Dataset content.
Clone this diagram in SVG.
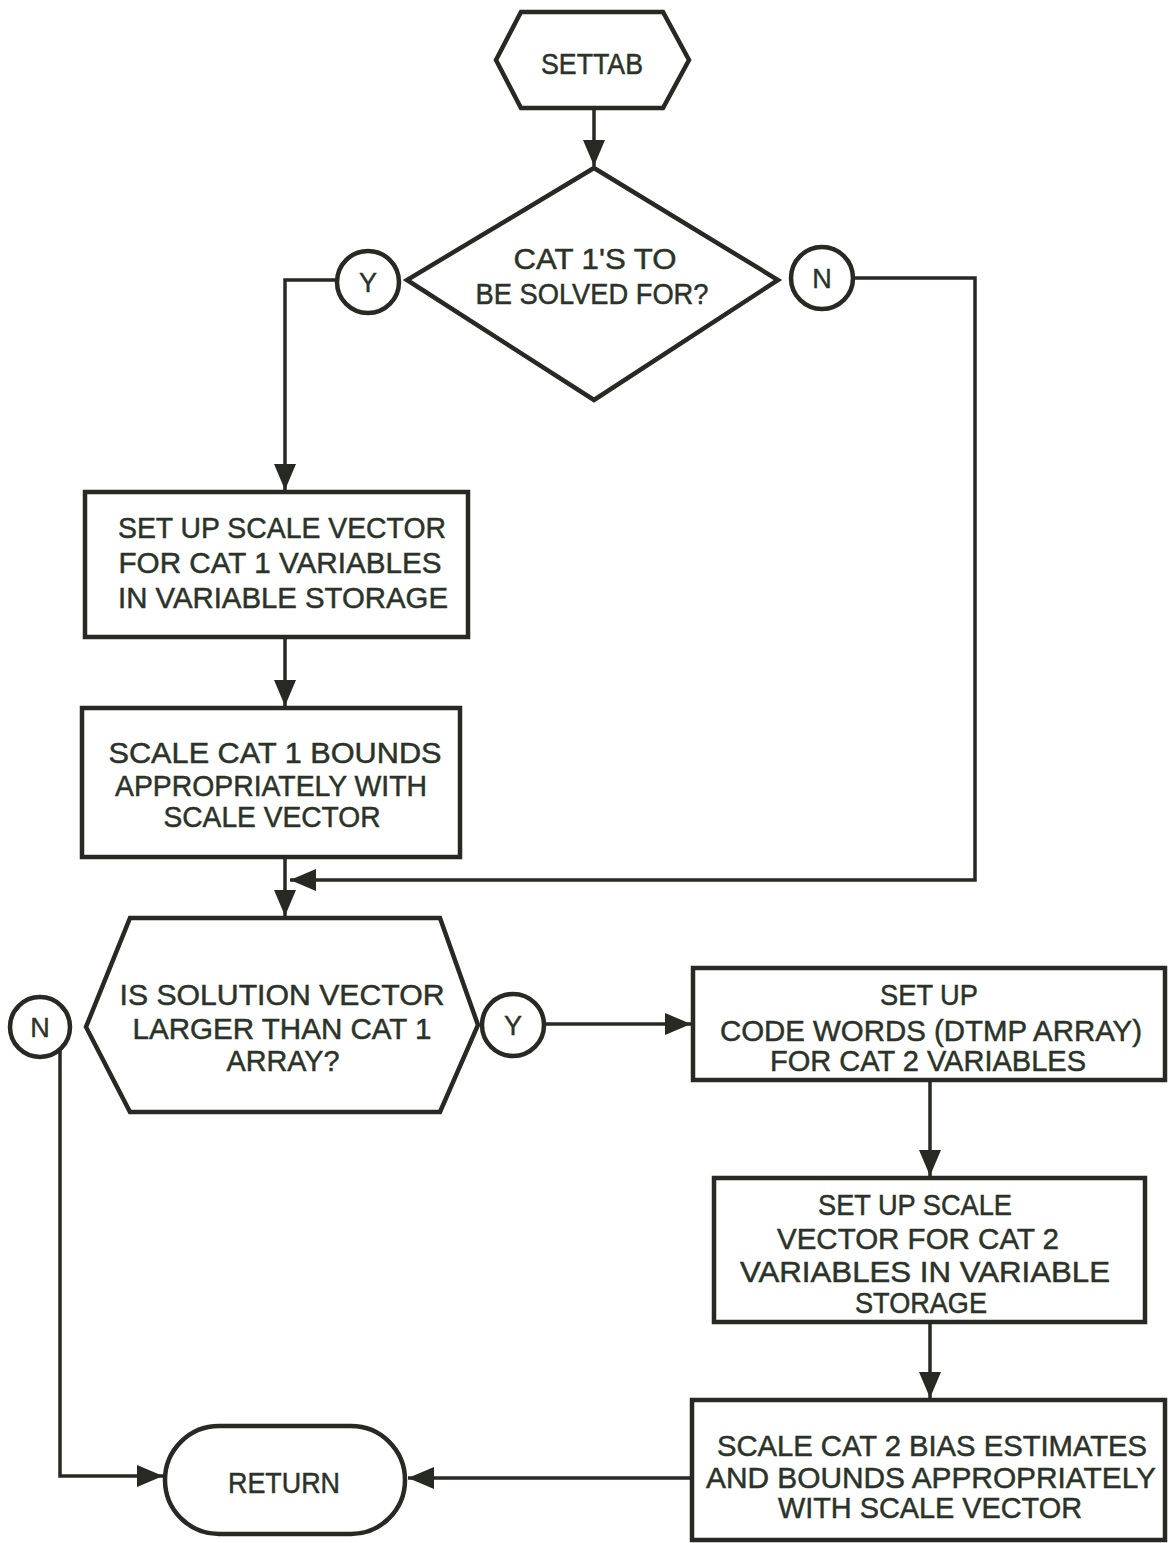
<svg xmlns="http://www.w3.org/2000/svg" width="1170" height="1543" viewBox="0 0 1170 1543">
  <style>
    .shape { fill: #ffffff; stroke: #262a22; stroke-width: 4.5; stroke-linejoin: miter; }
    .line { fill: none; stroke: #262a22; stroke-width: 3.5; }
    .lbl { font-family: "Liberation Sans", "DejaVu Sans", sans-serif; font-size: 30px; fill: #2b3328; stroke: #2b3328; stroke-width: 0.5; text-anchor: middle; }
    .yn { font-family: "Liberation Sans", "DejaVu Sans", sans-serif; font-size: 27px; fill: #2b3328; stroke: #2b3328; stroke-width: 0.4; text-anchor: middle; }
  </style>
  <defs>
    <marker id="arrow" markerUnits="userSpaceOnUse" markerWidth="28" markerHeight="28" viewBox="0 0 28 28" refX="26" refY="14" orient="auto">
      <path d="M0,3 L26,14 L0,25 Z" fill="#262a22"/>
    </marker>
  </defs>
  <rect width="1170" height="1543" fill="#ffffff"/>

  <!-- connectors -->
  <g id="connectors">
    <path class="line" d="M594,108 V166" marker-end="url(#arrow)"/>
    <path class="line" d="M337,280 H285 V490" marker-end="url(#arrow)"/>
    <path class="line" d="M853,278 H975 V880 H290" marker-end="url(#arrow)"/>
    <path class="line" d="M285,637 V706" marker-end="url(#arrow)"/>
    <path class="line" d="M285,857 V916" marker-end="url(#arrow)"/>
    <path class="line" d="M544,1024 H691" marker-end="url(#arrow)"/>
    <path class="line" d="M930,1080 V1176" marker-end="url(#arrow)"/>
    <path class="line" d="M930,1322 V1398" marker-end="url(#arrow)"/>
    <path class="line" d="M692,1478 H408" marker-end="url(#arrow)"/>
    <path class="line" d="M60,1050 V1476 H163" marker-end="url(#arrow)"/>
  </g>

  <!-- start -->
  <g id="settab">
    <polygon class="shape" points="521,12 663,12 689,60 663,108 521,108 496,60"/>
    <text class="lbl" x="592" y="74" textLength="102" lengthAdjust="spacingAndGlyphs">SETTAB</text>
  </g>

  <!-- first decision -->
  <g id="decision-cat1">
    <polygon class="shape" points="594,168 778,280 594,400 407,280"/>
    <text class="lbl" x="595" y="269" textLength="163" lengthAdjust="spacingAndGlyphs">CAT 1'S TO</text>
    <text class="lbl" x="592" y="304" textLength="233" lengthAdjust="spacingAndGlyphs">BE SOLVED FOR?</text>
  </g>
  <g id="decision-cat1-yes">
    <circle class="shape" cx="368" cy="282" r="31"/>
    <text class="yn" x="368" y="292">Y</text>
  </g>
  <g id="decision-cat1-no">
    <circle class="shape" cx="822" cy="278" r="31"/>
    <text class="yn" x="822" y="288">N</text>
  </g>

  <!-- cat 1 processing -->
  <g id="setup-scale-cat1">
    <rect class="shape" x="85" y="492" width="383" height="145"/>
    <text class="lbl" x="282" y="538" textLength="328" lengthAdjust="spacingAndGlyphs">SET UP SCALE VECTOR</text>
    <text class="lbl" x="280" y="573" textLength="323" lengthAdjust="spacingAndGlyphs">FOR CAT 1  VARIABLES</text>
    <text class="lbl" x="283" y="608" textLength="330" lengthAdjust="spacingAndGlyphs">IN VARIABLE STORAGE</text>
  </g>
  <g id="scale-bounds-cat1">
    <rect class="shape" x="82" y="708" width="378" height="149"/>
    <text class="lbl" x="275" y="763" textLength="333" lengthAdjust="spacingAndGlyphs">SCALE CAT 1 BOUNDS</text>
    <text class="lbl" x="271" y="796" textLength="312" lengthAdjust="spacingAndGlyphs">APPROPRIATELY WITH</text>
    <text class="lbl" x="272" y="827" textLength="217" lengthAdjust="spacingAndGlyphs">SCALE VECTOR</text>
  </g>

  <!-- second decision -->
  <g id="decision-size">
    <polygon class="shape" points="130,918 440,918 478,1025 440,1112 130,1112 86,1027"/>
    <text class="lbl" x="282" y="1005" textLength="325" lengthAdjust="spacingAndGlyphs">IS SOLUTION VECTOR</text>
    <text class="lbl" x="282" y="1039" textLength="299" lengthAdjust="spacingAndGlyphs">LARGER THAN CAT 1</text>
    <text class="lbl" x="283" y="1071" textLength="113" lengthAdjust="spacingAndGlyphs">ARRAY?</text>
  </g>
  <g id="decision-size-no">
    <circle class="shape" cx="40" cy="1027" r="30"/>
    <text class="yn" x="40" y="1037">N</text>
  </g>
  <g id="decision-size-yes">
    <circle class="shape" cx="513" cy="1025" r="31"/>
    <text class="yn" x="513" y="1035">Y</text>
  </g>

  <!-- cat 2 processing -->
  <g id="code-words-cat2">
    <rect class="shape" x="693" y="968" width="472" height="112"/>
    <text class="lbl" x="929" y="1005" textLength="98" lengthAdjust="spacingAndGlyphs">SET UP</text>
    <text class="lbl" x="931" y="1041" textLength="422" lengthAdjust="spacingAndGlyphs">CODE WORDS (DTMP ARRAY)</text>
    <text class="lbl" x="928" y="1071" textLength="316" lengthAdjust="spacingAndGlyphs">FOR CAT 2 VARIABLES</text>
  </g>
  <g id="setup-scale-cat2">
    <rect class="shape" x="714" y="1178" width="431" height="144"/>
    <text class="lbl" x="915" y="1215" textLength="194" lengthAdjust="spacingAndGlyphs">SET UP SCALE</text>
    <text class="lbl" x="918" y="1249" textLength="282" lengthAdjust="spacingAndGlyphs">VECTOR FOR CAT 2</text>
    <text class="lbl" x="925" y="1282" textLength="370" lengthAdjust="spacingAndGlyphs">VARIABLES IN VARIABLE</text>
    <text class="lbl" x="921" y="1313" textLength="132" lengthAdjust="spacingAndGlyphs">STORAGE</text>
  </g>
  <g id="scale-bias-cat2">
    <rect class="shape" x="692" y="1400" width="473" height="140"/>
    <text class="lbl" x="932" y="1456" textLength="430" lengthAdjust="spacingAndGlyphs">SCALE CAT 2 BIAS ESTIMATES</text>
    <text class="lbl" x="931" y="1488" textLength="450" lengthAdjust="spacingAndGlyphs">AND BOUNDS APPROPRIATELY</text>
    <text class="lbl" x="930" y="1518" textLength="304" lengthAdjust="spacingAndGlyphs">WITH SCALE VECTOR</text>
  </g>

  <!-- end -->
  <g id="return">
    <rect class="shape" x="165" y="1426" width="240" height="108" rx="54" ry="54"/>
    <text class="lbl" x="284" y="1493" textLength="112" lengthAdjust="spacingAndGlyphs">RETURN</text>
  </g>
</svg>
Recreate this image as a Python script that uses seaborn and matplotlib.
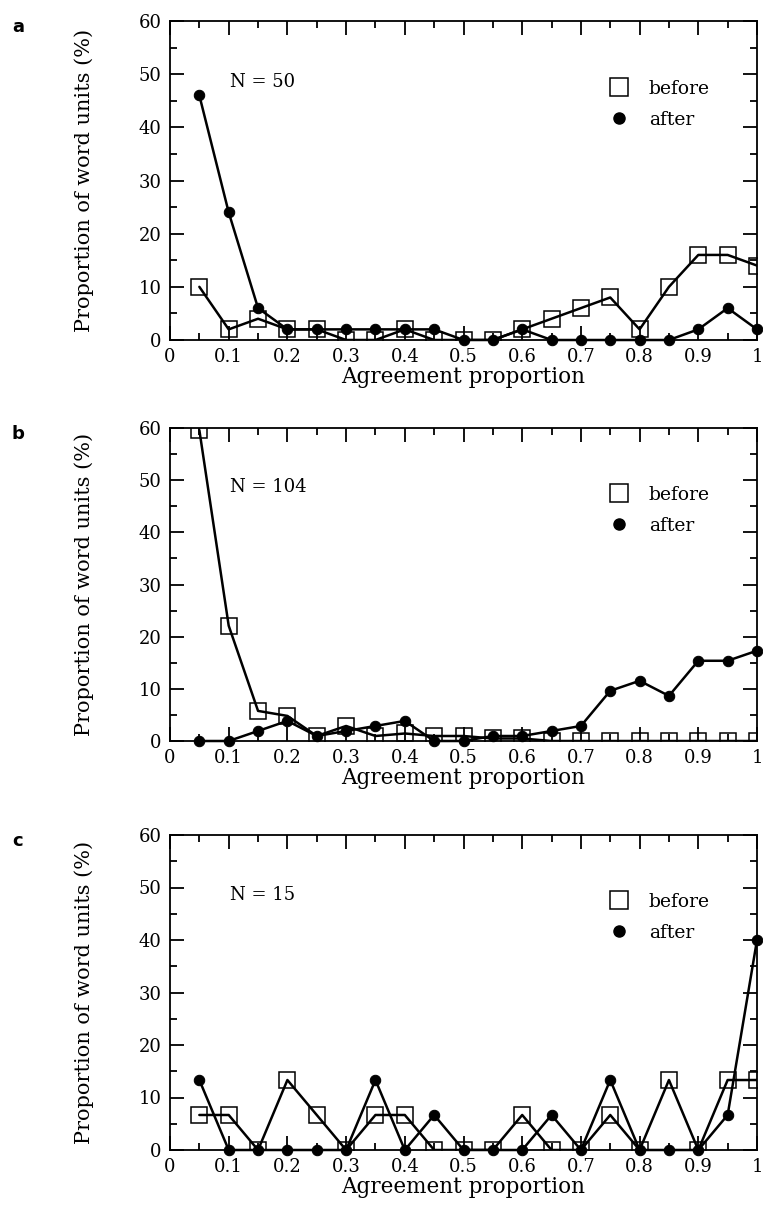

What the task requires. Leave out the pictures and print each record exactly as it stands.

Task answer.
Clone this diagram in SVG.
<svg xmlns="http://www.w3.org/2000/svg" width="1170" height="1543" viewBox="0 0 1170 1543">
  <style>
    .shape { fill: #ffffff; stroke: #262a22; stroke-width: 4.5; stroke-linejoin: miter; }
    .line { fill: none; stroke: #262a22; stroke-width: 3.5; }
    .lbl { font-family: "Liberation Sans", "DejaVu Sans", sans-serif; font-size: 30px; fill: #2b3328; stroke: #2b3328; stroke-width: 0.5; text-anchor: middle; }
    .yn { font-family: "Liberation Sans", "DejaVu Sans", sans-serif; font-size: 27px; fill: #2b3328; stroke: #2b3328; stroke-width: 0.4; text-anchor: middle; }
  </style>
  <defs>
    <marker id="arrow" markerUnits="userSpaceOnUse" markerWidth="28" markerHeight="28" viewBox="0 0 28 28" refX="26" refY="14" orient="auto">
      <path d="M0,3 L26,14 L0,25 Z" fill="#262a22"/>
    </marker>
  </defs>
  <rect width="1170" height="1543" fill="#ffffff"/>

  <!-- connectors -->
  <g id="connectors">
    <path class="line" d="M594,108 V166" marker-end="url(#arrow)"/>
    <path class="line" d="M337,280 H285 V490" marker-end="url(#arrow)"/>
    <path class="line" d="M853,278 H975 V880 H290" marker-end="url(#arrow)"/>
    <path class="line" d="M285,637 V706" marker-end="url(#arrow)"/>
    <path class="line" d="M285,857 V916" marker-end="url(#arrow)"/>
    <path class="line" d="M544,1024 H691" marker-end="url(#arrow)"/>
    <path class="line" d="M930,1080 V1176" marker-end="url(#arrow)"/>
    <path class="line" d="M930,1322 V1398" marker-end="url(#arrow)"/>
    <path class="line" d="M692,1478 H408" marker-end="url(#arrow)"/>
    <path class="line" d="M60,1050 V1476 H163" marker-end="url(#arrow)"/>
  </g>

  <!-- start -->
  <g id="settab">
    <polygon class="shape" points="521,12 663,12 689,60 663,108 521,108 496,60"/>
    <text class="lbl" x="592" y="74" textLength="102" lengthAdjust="spacingAndGlyphs">SETTAB</text>
  </g>

  <!-- first decision -->
  <g id="decision-cat1">
    <polygon class="shape" points="594,168 778,280 594,400 407,280"/>
    <text class="lbl" x="595" y="269" textLength="163" lengthAdjust="spacingAndGlyphs">CAT 1'S TO</text>
    <text class="lbl" x="592" y="304" textLength="233" lengthAdjust="spacingAndGlyphs">BE SOLVED FOR?</text>
  </g>
  <g id="decision-cat1-yes">
    <circle class="shape" cx="368" cy="282" r="31"/>
    <text class="yn" x="368" y="292">Y</text>
  </g>
  <g id="decision-cat1-no">
    <circle class="shape" cx="822" cy="278" r="31"/>
    <text class="yn" x="822" y="288">N</text>
  </g>

  <!-- cat 1 processing -->
  <g id="setup-scale-cat1">
    <rect class="shape" x="85" y="492" width="383" height="145"/>
    <text class="lbl" x="282" y="538" textLength="328" lengthAdjust="spacingAndGlyphs">SET UP SCALE VECTOR</text>
    <text class="lbl" x="280" y="573" textLength="323" lengthAdjust="spacingAndGlyphs">FOR CAT 1  VARIABLES</text>
    <text class="lbl" x="283" y="608" textLength="330" lengthAdjust="spacingAndGlyphs">IN VARIABLE STORAGE</text>
  </g>
  <g id="scale-bounds-cat1">
    <rect class="shape" x="82" y="708" width="378" height="149"/>
    <text class="lbl" x="275" y="763" textLength="333" lengthAdjust="spacingAndGlyphs">SCALE CAT 1 BOUNDS</text>
    <text class="lbl" x="271" y="796" textLength="312" lengthAdjust="spacingAndGlyphs">APPROPRIATELY WITH</text>
    <text class="lbl" x="272" y="827" textLength="217" lengthAdjust="spacingAndGlyphs">SCALE VECTOR</text>
  </g>

  <!-- second decision -->
  <g id="decision-size">
    <polygon class="shape" points="130,918 440,918 478,1025 440,1112 130,1112 86,1027"/>
    <text class="lbl" x="282" y="1005" textLength="325" lengthAdjust="spacingAndGlyphs">IS SOLUTION VECTOR</text>
    <text class="lbl" x="282" y="1039" textLength="299" lengthAdjust="spacingAndGlyphs">LARGER THAN CAT 1</text>
    <text class="lbl" x="283" y="1071" textLength="113" lengthAdjust="spacingAndGlyphs">ARRAY?</text>
  </g>
  <g id="decision-size-no">
    <circle class="shape" cx="40" cy="1027" r="30"/>
    <text class="yn" x="40" y="1037">N</text>
  </g>
  <g id="decision-size-yes">
    <circle class="shape" cx="513" cy="1025" r="31"/>
    <text class="yn" x="513" y="1035">Y</text>
  </g>

  <!-- cat 2 processing -->
  <g id="code-words-cat2">
    <rect class="shape" x="693" y="968" width="472" height="112"/>
    <text class="lbl" x="929" y="1005" textLength="98" lengthAdjust="spacingAndGlyphs">SET UP</text>
    <text class="lbl" x="931" y="1041" textLength="422" lengthAdjust="spacingAndGlyphs">CODE WORDS (DTMP ARRAY)</text>
    <text class="lbl" x="928" y="1071" textLength="316" lengthAdjust="spacingAndGlyphs">FOR CAT 2 VARIABLES</text>
  </g>
  <g id="setup-scale-cat2">
    <rect class="shape" x="714" y="1178" width="431" height="144"/>
    <text class="lbl" x="915" y="1215" textLength="194" lengthAdjust="spacingAndGlyphs">SET UP SCALE</text>
    <text class="lbl" x="918" y="1249" textLength="282" lengthAdjust="spacingAndGlyphs">VECTOR FOR CAT 2</text>
    <text class="lbl" x="925" y="1282" textLength="370" lengthAdjust="spacingAndGlyphs">VARIABLES IN VARIABLE</text>
    <text class="lbl" x="921" y="1313" textLength="132" lengthAdjust="spacingAndGlyphs">STORAGE</text>
  </g>
  <g id="scale-bias-cat2">
    <rect class="shape" x="692" y="1400" width="473" height="140"/>
    <text class="lbl" x="932" y="1456" textLength="430" lengthAdjust="spacingAndGlyphs">SCALE CAT 2 BIAS ESTIMATES</text>
    <text class="lbl" x="931" y="1488" textLength="450" lengthAdjust="spacingAndGlyphs">AND BOUNDS APPROPRIATELY</text>
    <text class="lbl" x="930" y="1518" textLength="304" lengthAdjust="spacingAndGlyphs">WITH SCALE VECTOR</text>
  </g>

  <!-- end -->
  <g id="return">
    <rect class="shape" x="165" y="1426" width="240" height="108" rx="54" ry="54"/>
    <text class="lbl" x="284" y="1493" textLength="112" lengthAdjust="spacingAndGlyphs">RETURN</text>
  </g>
</svg>
Recreate this image as a Python script that uses seaborn and matplotlib.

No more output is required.